- [WHAT NEEDS TO BE DONE]: Locate the word "this" in the material, then show every line that holds it.

- [EXERCISE MATERIAL]:
::::
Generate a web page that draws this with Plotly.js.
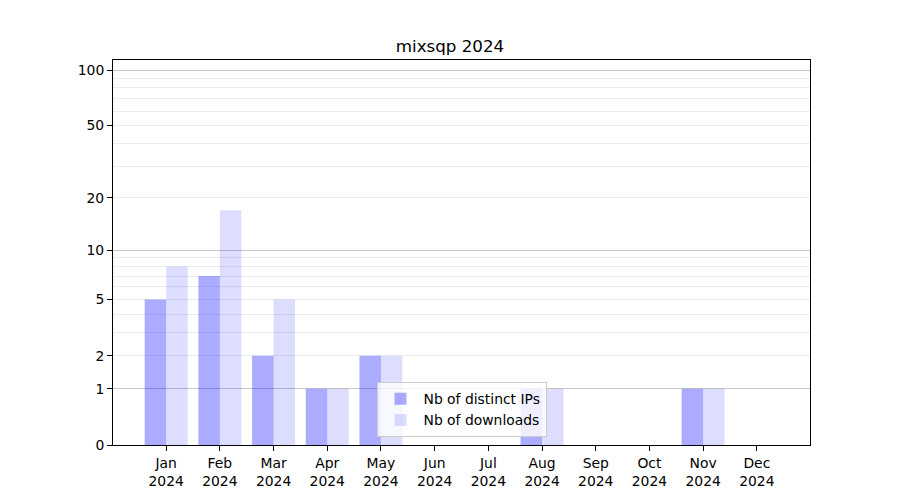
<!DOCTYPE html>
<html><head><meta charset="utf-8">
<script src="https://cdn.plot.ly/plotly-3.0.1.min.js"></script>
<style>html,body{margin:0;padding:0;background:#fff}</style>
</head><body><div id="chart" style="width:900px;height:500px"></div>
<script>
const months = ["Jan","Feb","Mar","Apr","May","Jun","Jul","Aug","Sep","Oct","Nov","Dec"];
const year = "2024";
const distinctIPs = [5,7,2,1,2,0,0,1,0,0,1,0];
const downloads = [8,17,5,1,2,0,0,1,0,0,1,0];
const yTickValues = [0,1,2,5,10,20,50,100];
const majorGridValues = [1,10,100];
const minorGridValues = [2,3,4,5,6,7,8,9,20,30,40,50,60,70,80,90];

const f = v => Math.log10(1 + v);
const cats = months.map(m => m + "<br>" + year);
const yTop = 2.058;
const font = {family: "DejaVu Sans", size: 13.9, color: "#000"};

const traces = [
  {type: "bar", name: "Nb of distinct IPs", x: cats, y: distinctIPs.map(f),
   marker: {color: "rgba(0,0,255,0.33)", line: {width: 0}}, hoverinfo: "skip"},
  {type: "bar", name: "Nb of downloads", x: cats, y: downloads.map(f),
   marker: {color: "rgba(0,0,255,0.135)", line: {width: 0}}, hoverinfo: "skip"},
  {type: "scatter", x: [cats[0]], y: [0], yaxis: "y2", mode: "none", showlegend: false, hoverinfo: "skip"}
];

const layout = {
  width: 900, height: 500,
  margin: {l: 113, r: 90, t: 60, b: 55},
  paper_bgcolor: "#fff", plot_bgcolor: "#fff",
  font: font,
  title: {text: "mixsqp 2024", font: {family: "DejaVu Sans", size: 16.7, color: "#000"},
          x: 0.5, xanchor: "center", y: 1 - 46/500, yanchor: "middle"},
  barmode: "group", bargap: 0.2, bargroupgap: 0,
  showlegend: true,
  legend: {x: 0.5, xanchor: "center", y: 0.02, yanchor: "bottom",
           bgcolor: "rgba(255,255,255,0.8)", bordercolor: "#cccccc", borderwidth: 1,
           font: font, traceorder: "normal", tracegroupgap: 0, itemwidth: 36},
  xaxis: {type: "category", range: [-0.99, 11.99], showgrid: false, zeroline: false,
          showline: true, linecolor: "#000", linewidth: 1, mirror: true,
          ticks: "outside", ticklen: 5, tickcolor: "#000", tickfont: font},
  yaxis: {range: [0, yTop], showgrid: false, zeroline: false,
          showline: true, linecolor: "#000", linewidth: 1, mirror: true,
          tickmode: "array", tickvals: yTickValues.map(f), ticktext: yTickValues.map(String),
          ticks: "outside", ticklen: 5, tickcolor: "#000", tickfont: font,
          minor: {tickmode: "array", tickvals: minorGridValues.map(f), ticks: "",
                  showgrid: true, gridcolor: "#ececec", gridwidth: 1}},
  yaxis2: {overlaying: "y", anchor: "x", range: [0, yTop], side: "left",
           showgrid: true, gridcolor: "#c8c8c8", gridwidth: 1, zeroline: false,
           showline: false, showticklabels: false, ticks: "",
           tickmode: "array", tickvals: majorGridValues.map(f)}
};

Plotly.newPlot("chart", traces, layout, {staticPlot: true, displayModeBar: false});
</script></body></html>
::::
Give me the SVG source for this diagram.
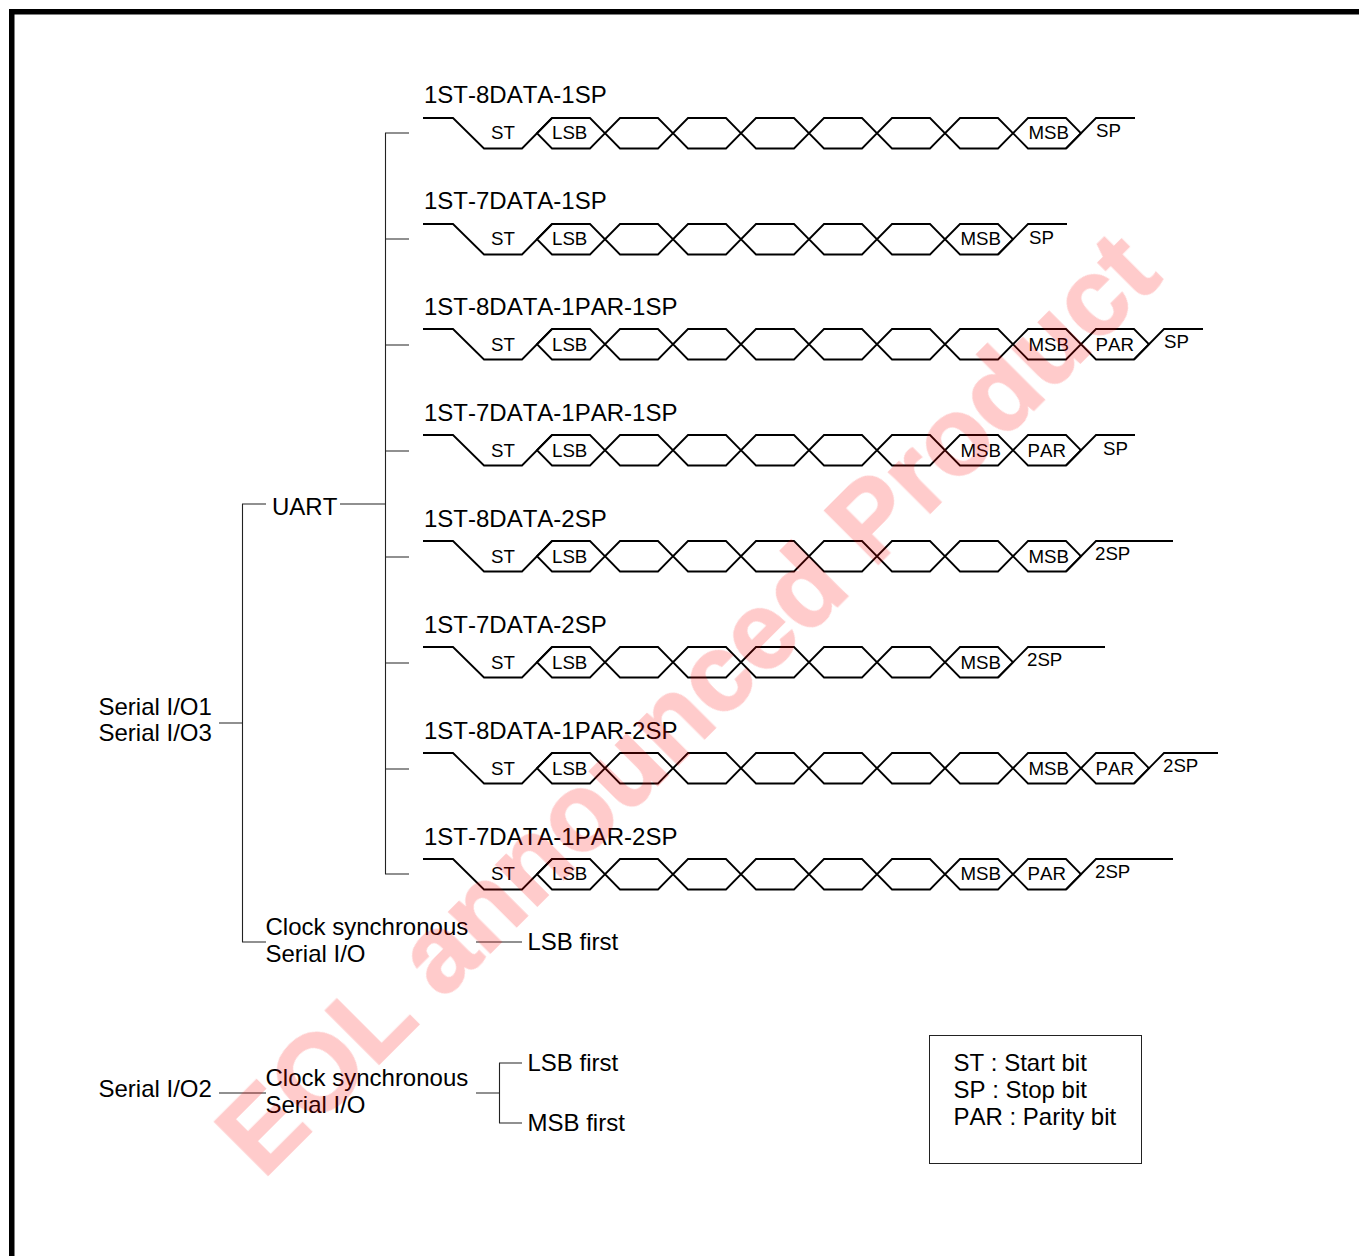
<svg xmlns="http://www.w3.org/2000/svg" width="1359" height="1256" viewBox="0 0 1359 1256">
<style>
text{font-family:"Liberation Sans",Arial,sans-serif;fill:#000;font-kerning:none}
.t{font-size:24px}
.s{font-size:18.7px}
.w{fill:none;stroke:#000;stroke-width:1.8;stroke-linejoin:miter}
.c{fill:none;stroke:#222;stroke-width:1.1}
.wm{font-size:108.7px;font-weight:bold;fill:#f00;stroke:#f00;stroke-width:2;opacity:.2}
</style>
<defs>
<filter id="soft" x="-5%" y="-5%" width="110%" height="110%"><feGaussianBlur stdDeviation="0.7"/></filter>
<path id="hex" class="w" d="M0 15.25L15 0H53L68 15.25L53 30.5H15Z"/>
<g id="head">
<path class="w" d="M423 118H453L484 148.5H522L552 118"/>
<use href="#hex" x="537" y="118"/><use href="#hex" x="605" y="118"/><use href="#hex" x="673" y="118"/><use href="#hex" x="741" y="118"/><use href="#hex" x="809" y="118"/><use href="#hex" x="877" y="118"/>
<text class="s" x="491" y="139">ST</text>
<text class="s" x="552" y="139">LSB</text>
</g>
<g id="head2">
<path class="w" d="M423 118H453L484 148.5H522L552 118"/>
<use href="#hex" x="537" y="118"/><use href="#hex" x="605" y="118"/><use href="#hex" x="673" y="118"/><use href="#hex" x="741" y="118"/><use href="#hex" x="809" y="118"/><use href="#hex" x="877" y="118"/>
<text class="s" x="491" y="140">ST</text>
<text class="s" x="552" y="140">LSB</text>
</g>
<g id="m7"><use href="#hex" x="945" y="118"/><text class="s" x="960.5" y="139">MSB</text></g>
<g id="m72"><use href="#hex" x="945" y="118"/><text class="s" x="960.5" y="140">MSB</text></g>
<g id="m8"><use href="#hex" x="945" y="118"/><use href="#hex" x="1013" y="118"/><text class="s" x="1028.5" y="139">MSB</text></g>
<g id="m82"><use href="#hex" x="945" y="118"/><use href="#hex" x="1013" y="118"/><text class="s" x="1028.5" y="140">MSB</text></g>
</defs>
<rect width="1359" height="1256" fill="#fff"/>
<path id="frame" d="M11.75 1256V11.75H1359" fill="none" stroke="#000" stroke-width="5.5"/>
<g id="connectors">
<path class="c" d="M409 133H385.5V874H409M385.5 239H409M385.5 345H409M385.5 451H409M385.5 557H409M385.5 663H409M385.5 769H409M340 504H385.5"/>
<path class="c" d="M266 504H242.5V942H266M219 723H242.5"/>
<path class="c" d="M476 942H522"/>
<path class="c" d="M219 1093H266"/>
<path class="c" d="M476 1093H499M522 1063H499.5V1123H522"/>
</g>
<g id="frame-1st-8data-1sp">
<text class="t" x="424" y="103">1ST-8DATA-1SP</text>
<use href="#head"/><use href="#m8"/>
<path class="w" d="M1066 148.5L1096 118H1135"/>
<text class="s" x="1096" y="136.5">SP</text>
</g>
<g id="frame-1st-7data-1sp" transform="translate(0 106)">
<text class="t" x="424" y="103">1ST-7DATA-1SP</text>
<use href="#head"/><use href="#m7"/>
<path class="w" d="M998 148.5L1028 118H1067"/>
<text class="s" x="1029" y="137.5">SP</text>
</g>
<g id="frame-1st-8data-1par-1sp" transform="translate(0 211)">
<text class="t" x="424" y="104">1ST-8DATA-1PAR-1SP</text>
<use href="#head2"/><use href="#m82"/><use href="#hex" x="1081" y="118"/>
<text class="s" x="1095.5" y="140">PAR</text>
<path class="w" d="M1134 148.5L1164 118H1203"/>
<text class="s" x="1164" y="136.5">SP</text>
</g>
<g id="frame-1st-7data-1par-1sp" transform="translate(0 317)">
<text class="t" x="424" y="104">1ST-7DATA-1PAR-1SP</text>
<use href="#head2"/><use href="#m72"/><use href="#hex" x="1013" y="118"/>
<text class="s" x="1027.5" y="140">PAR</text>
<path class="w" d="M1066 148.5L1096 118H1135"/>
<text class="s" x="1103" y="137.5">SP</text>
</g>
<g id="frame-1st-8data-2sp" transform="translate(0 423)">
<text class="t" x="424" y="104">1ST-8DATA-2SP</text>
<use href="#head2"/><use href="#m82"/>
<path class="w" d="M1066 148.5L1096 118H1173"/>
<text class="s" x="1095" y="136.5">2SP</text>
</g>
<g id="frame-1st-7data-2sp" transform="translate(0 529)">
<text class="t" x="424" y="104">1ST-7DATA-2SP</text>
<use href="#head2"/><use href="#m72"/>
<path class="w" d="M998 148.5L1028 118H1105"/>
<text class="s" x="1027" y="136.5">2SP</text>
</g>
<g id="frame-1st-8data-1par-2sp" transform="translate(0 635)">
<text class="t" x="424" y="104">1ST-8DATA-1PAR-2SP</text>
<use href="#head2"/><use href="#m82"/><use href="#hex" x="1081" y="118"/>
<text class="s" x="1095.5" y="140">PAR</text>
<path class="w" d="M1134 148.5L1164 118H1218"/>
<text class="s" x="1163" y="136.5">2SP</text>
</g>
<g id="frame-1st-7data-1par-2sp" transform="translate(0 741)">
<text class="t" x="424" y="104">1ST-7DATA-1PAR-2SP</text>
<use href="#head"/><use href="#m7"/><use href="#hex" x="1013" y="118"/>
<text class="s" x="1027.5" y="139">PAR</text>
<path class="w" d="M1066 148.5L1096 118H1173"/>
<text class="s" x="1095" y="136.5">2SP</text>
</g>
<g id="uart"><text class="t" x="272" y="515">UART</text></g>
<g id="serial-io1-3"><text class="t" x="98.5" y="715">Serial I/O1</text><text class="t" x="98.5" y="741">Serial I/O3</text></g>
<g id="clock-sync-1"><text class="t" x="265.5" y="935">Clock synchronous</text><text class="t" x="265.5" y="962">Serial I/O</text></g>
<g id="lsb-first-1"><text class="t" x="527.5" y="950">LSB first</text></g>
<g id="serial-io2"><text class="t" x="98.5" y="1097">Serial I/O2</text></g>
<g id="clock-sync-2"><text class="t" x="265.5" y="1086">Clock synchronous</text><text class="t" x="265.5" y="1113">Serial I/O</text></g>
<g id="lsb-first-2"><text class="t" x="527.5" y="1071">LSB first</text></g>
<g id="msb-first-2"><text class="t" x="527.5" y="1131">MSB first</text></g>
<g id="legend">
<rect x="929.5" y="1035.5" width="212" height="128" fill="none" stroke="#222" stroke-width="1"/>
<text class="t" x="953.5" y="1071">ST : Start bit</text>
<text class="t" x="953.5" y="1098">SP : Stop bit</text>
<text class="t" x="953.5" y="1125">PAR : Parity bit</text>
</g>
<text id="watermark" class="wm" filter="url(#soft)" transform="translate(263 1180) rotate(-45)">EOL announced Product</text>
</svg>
::::
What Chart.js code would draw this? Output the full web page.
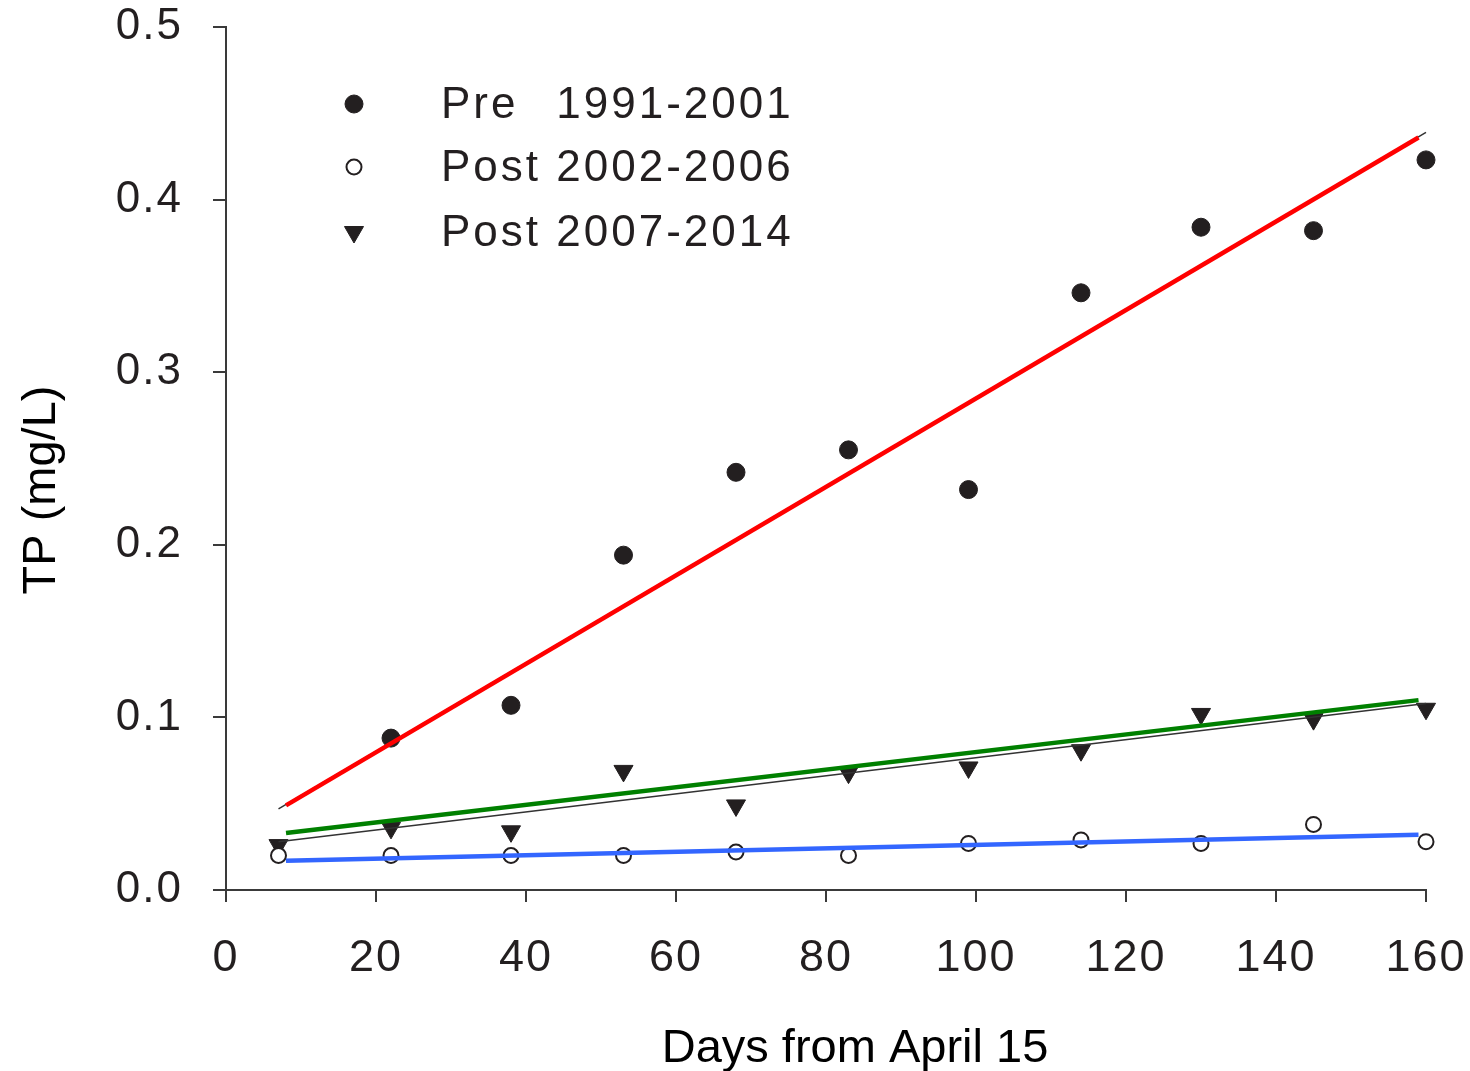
::::
- [RESPONSE]:
Generate a web page that draws this with Plotly.js.
Give me the SVG source for this diagram.
What Chart.js code would draw this? Output the full web page.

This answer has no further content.